* What you should do *
Using the material below, repeat exactly the lines from the one with "Write a component" through the one with "YAxis, LabelList, ReferenceDot", ends included, without any images.
* begin Given records *
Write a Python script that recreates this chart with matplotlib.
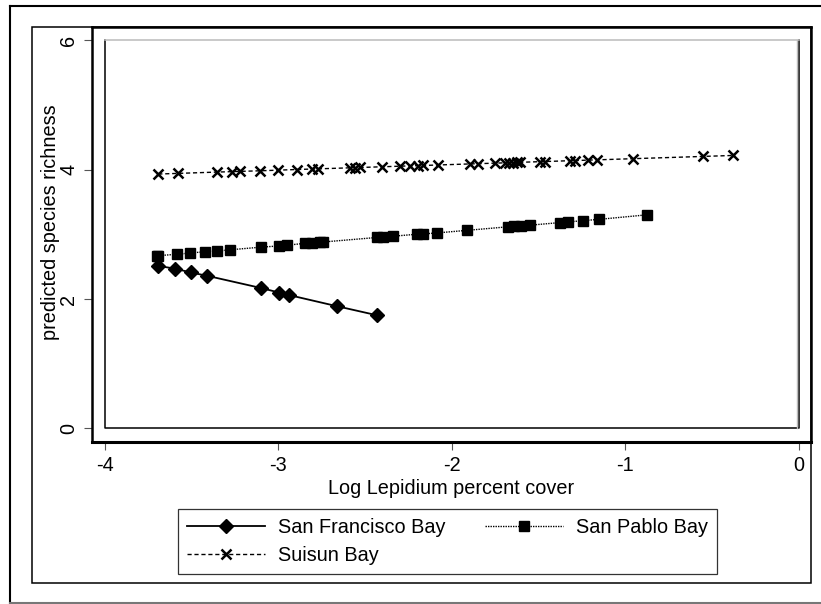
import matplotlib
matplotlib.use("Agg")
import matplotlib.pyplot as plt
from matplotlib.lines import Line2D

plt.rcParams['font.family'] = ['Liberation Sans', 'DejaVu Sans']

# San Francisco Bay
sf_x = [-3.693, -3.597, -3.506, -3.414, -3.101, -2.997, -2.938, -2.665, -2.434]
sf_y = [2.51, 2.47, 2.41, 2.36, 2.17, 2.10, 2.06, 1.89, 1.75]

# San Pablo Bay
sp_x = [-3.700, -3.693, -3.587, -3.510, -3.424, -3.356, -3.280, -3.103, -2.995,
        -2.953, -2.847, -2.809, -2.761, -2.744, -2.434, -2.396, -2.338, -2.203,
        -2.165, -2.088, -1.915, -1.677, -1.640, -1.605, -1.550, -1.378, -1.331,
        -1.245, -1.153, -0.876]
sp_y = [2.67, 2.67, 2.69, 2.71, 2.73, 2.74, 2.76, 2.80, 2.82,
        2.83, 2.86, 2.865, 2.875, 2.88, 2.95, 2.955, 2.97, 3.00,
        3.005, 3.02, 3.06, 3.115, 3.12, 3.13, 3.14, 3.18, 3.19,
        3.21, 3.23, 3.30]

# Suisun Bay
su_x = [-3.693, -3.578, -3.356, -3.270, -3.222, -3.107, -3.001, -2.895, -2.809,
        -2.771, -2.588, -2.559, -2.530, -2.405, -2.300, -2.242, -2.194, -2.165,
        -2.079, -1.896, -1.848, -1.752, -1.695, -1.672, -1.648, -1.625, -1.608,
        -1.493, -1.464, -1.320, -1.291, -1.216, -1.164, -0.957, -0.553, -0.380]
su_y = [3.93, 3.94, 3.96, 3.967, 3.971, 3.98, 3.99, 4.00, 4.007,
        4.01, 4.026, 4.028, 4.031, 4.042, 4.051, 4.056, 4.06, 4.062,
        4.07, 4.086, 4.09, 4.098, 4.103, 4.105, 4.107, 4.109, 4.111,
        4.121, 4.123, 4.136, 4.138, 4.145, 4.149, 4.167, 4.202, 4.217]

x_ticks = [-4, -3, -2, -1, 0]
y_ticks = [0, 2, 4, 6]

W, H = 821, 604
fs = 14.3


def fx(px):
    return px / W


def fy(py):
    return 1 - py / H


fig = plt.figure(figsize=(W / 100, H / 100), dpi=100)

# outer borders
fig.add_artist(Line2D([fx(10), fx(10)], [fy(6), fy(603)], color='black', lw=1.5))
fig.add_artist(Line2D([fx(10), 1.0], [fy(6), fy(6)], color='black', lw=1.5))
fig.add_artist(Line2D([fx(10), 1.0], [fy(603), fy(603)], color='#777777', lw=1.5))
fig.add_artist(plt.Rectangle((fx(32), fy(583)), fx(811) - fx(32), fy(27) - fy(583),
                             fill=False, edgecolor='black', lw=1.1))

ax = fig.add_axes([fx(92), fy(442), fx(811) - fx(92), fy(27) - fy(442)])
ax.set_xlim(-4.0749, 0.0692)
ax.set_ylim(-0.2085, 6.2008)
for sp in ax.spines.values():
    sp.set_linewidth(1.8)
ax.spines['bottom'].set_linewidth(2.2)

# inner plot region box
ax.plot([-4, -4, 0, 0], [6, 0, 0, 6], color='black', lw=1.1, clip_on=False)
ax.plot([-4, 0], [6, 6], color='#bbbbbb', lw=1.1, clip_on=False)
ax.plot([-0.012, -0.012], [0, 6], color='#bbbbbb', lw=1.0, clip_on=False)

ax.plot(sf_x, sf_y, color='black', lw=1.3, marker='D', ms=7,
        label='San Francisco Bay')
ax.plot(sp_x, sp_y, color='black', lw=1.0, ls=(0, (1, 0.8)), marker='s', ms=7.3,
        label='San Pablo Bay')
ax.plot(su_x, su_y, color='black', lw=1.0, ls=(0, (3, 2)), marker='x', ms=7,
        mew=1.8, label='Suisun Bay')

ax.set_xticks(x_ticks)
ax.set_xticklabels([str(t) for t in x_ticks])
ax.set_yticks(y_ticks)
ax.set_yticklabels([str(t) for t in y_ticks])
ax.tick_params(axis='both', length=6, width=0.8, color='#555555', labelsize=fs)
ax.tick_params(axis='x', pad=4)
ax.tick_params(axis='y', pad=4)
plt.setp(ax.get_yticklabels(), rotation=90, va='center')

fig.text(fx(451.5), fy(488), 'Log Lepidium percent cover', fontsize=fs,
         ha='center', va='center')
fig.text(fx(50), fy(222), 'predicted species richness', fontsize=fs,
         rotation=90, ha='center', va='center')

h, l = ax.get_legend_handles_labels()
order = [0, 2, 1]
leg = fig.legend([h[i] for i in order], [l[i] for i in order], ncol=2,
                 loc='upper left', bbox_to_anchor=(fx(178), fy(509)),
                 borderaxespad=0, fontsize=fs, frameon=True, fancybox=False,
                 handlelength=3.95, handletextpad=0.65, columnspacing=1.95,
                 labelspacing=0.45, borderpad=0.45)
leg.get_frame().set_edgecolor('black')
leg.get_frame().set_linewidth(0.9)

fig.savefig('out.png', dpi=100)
* end Given records *
* begin Given records *
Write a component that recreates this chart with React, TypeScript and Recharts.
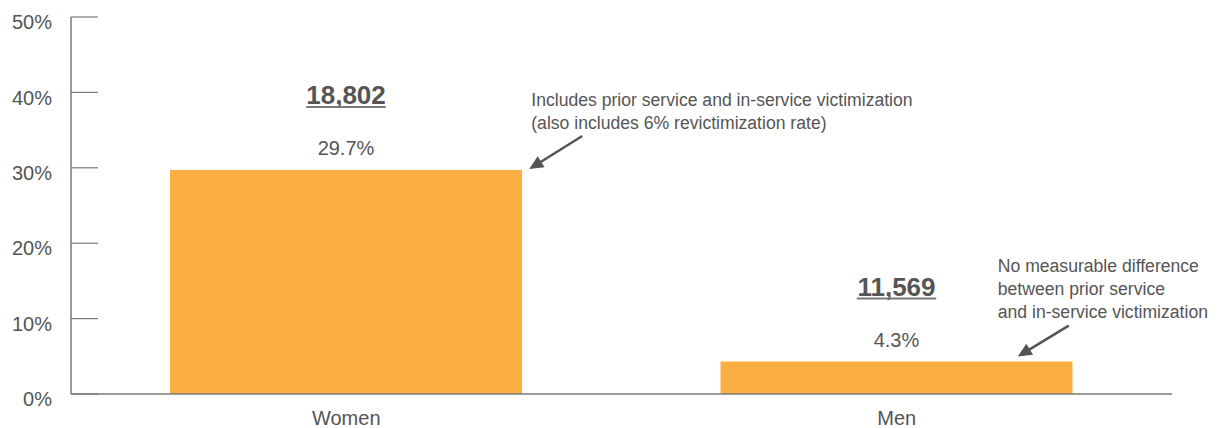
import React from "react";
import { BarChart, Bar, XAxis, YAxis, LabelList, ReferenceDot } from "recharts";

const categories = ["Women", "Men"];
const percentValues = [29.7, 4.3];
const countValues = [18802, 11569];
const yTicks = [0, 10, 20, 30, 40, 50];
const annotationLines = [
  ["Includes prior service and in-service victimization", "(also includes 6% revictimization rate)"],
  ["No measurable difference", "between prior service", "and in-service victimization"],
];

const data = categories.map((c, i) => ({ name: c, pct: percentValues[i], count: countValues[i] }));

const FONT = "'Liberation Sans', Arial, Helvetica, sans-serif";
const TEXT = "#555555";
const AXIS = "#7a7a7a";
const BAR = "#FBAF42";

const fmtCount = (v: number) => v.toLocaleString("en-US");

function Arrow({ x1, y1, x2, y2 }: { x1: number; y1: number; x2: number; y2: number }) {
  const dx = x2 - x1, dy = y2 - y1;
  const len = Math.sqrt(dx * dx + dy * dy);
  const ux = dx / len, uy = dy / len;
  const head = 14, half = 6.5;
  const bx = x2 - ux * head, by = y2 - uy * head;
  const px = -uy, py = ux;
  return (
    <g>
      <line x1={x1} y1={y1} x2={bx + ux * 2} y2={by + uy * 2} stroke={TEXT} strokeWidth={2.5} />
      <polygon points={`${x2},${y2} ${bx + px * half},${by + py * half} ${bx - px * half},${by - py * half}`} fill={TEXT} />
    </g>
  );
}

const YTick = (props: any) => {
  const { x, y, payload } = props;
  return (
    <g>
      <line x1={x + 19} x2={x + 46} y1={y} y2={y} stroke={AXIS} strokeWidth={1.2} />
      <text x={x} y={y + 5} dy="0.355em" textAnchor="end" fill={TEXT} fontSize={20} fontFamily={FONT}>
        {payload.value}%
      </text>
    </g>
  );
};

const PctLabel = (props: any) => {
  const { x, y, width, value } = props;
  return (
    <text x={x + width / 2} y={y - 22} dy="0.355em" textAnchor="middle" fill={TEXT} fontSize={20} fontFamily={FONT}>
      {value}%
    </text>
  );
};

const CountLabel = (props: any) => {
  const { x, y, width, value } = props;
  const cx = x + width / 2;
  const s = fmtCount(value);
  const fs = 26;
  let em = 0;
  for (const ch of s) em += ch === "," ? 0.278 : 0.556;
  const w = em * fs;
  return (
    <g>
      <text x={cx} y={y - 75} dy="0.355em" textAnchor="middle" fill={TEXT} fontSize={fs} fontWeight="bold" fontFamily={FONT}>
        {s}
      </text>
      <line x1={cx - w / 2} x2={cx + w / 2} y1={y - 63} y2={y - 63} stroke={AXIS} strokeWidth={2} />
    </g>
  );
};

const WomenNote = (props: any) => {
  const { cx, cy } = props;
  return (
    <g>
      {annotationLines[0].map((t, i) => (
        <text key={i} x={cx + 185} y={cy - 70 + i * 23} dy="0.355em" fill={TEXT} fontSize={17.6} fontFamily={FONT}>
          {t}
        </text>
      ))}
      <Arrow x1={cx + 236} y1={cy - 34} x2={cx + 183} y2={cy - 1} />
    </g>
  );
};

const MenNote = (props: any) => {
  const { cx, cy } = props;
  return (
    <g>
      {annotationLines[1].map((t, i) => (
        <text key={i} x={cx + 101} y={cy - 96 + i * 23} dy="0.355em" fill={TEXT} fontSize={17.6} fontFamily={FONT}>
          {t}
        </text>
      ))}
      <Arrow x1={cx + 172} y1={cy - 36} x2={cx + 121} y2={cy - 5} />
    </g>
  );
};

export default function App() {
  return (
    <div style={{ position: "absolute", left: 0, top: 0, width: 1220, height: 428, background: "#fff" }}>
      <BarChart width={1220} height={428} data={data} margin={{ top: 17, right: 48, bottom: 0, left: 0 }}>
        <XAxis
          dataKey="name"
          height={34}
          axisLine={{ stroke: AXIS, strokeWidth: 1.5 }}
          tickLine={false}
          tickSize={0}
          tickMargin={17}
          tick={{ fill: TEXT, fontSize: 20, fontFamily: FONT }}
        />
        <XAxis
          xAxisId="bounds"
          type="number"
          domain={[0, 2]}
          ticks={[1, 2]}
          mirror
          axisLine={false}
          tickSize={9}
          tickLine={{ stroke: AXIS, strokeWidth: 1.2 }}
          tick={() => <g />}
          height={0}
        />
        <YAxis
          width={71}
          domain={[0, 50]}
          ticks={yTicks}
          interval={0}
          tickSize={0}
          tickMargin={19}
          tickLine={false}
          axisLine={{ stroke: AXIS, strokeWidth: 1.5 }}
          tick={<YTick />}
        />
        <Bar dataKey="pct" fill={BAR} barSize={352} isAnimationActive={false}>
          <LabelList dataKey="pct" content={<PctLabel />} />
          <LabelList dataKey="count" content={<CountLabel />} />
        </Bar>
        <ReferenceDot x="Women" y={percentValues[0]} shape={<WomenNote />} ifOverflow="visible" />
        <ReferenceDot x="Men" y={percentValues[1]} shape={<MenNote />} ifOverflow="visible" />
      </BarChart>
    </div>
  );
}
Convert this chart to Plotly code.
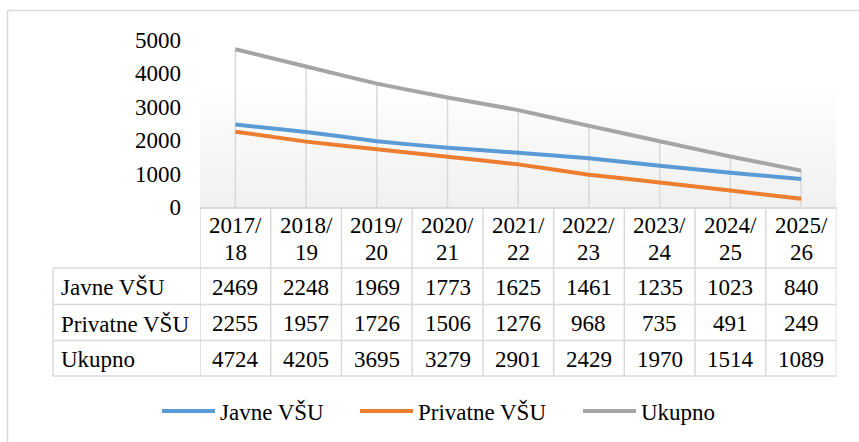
* end Given records *
* begin Given records *
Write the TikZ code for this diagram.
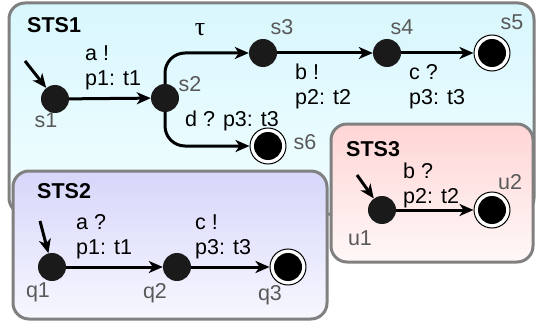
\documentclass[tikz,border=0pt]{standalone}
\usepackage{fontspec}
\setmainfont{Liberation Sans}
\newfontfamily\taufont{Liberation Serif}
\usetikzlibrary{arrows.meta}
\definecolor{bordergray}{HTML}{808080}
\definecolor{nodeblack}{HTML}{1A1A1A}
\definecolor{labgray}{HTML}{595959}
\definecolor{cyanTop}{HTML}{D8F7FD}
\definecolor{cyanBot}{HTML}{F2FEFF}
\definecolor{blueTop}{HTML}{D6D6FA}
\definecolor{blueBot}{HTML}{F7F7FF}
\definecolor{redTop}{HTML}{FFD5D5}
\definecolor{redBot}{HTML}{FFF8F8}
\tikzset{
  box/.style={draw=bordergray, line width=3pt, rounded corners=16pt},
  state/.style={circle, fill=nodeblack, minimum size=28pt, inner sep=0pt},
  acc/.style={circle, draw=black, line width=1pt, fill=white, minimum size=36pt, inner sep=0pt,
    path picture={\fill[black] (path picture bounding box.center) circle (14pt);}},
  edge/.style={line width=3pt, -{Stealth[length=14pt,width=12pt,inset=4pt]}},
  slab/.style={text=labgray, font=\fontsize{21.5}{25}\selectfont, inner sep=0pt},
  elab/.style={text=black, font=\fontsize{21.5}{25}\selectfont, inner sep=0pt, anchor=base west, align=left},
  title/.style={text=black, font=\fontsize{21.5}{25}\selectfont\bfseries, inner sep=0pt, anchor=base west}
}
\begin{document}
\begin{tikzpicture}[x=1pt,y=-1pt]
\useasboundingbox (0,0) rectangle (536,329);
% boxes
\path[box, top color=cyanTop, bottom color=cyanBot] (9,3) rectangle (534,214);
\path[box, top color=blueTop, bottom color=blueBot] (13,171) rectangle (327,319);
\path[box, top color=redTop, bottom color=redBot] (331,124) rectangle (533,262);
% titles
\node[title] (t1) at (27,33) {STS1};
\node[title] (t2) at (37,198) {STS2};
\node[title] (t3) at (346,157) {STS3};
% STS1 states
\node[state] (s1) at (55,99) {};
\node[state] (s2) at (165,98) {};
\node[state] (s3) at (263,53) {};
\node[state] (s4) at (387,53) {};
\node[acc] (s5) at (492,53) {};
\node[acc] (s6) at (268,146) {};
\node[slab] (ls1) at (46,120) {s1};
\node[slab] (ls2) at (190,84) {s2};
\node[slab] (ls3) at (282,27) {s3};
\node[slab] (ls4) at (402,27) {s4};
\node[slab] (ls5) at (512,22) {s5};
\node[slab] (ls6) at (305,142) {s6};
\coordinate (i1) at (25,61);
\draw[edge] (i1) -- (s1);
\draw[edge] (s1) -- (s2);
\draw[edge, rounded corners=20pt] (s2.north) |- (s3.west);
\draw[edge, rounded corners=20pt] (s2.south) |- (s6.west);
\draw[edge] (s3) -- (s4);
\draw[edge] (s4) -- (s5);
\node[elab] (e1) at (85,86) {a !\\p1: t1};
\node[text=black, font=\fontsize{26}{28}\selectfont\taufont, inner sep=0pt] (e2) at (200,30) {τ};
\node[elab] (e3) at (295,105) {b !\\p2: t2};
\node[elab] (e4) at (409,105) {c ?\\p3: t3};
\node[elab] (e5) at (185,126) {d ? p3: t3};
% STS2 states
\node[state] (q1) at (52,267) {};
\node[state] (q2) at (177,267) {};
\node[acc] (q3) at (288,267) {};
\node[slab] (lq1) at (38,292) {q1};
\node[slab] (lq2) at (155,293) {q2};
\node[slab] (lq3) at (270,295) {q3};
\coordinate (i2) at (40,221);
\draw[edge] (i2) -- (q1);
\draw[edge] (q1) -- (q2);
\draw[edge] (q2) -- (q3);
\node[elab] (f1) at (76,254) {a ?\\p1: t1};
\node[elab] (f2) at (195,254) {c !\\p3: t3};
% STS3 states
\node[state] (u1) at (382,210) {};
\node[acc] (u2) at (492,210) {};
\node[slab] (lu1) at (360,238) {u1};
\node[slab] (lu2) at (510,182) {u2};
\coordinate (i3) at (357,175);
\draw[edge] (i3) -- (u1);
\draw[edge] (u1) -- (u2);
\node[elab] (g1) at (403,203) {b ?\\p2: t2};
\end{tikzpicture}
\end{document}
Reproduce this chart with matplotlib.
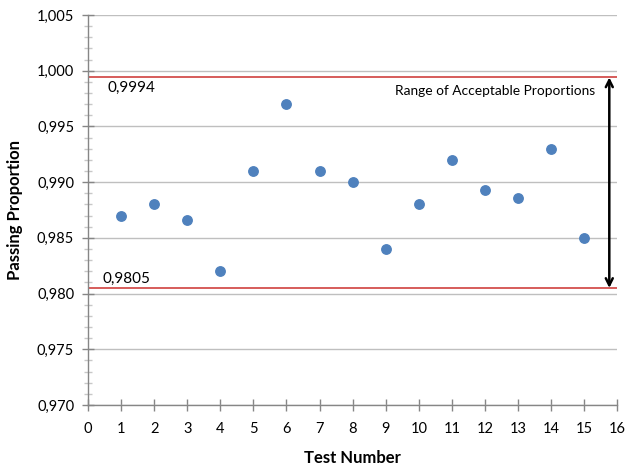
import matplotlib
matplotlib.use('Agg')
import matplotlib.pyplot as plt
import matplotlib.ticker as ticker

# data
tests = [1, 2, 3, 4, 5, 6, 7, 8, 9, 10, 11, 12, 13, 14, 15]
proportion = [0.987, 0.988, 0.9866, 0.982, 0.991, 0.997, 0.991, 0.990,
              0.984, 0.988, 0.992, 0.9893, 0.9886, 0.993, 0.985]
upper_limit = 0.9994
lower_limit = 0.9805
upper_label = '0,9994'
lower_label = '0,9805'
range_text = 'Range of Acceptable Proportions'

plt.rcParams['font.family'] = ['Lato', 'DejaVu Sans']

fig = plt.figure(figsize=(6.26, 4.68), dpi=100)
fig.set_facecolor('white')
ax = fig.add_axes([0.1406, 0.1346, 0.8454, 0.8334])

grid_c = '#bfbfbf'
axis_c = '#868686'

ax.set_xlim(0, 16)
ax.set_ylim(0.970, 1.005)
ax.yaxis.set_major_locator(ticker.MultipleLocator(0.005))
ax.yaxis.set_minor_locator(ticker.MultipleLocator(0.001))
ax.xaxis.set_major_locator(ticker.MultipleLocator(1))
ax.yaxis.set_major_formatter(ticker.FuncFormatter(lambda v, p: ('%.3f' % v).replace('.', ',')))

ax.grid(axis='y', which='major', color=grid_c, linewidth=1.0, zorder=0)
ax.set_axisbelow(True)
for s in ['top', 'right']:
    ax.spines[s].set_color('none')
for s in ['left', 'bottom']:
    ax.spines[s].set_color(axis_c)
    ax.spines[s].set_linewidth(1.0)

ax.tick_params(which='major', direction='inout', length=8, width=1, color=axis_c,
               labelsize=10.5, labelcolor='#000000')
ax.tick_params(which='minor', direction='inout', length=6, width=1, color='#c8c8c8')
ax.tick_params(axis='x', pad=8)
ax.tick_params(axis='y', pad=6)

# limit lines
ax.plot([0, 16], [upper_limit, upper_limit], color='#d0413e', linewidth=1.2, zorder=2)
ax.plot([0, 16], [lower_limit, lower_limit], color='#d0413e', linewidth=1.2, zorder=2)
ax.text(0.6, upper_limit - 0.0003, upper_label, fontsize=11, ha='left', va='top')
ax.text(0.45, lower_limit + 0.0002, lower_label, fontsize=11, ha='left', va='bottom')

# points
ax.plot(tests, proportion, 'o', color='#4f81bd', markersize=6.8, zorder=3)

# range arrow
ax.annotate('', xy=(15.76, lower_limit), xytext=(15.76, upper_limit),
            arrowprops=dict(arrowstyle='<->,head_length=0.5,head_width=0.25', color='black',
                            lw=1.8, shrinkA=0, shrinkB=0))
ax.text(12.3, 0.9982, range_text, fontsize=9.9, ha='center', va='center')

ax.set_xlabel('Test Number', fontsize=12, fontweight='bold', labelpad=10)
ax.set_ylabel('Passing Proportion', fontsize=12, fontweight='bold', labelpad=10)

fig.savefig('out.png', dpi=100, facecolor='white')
* end Given records *
* Exercise response *
Write a component that recreates this chart with React, TypeScript and Recharts.
import React from "react";
import { BarChart, Bar, XAxis, YAxis, LabelList, ReferenceDot } from "recharts";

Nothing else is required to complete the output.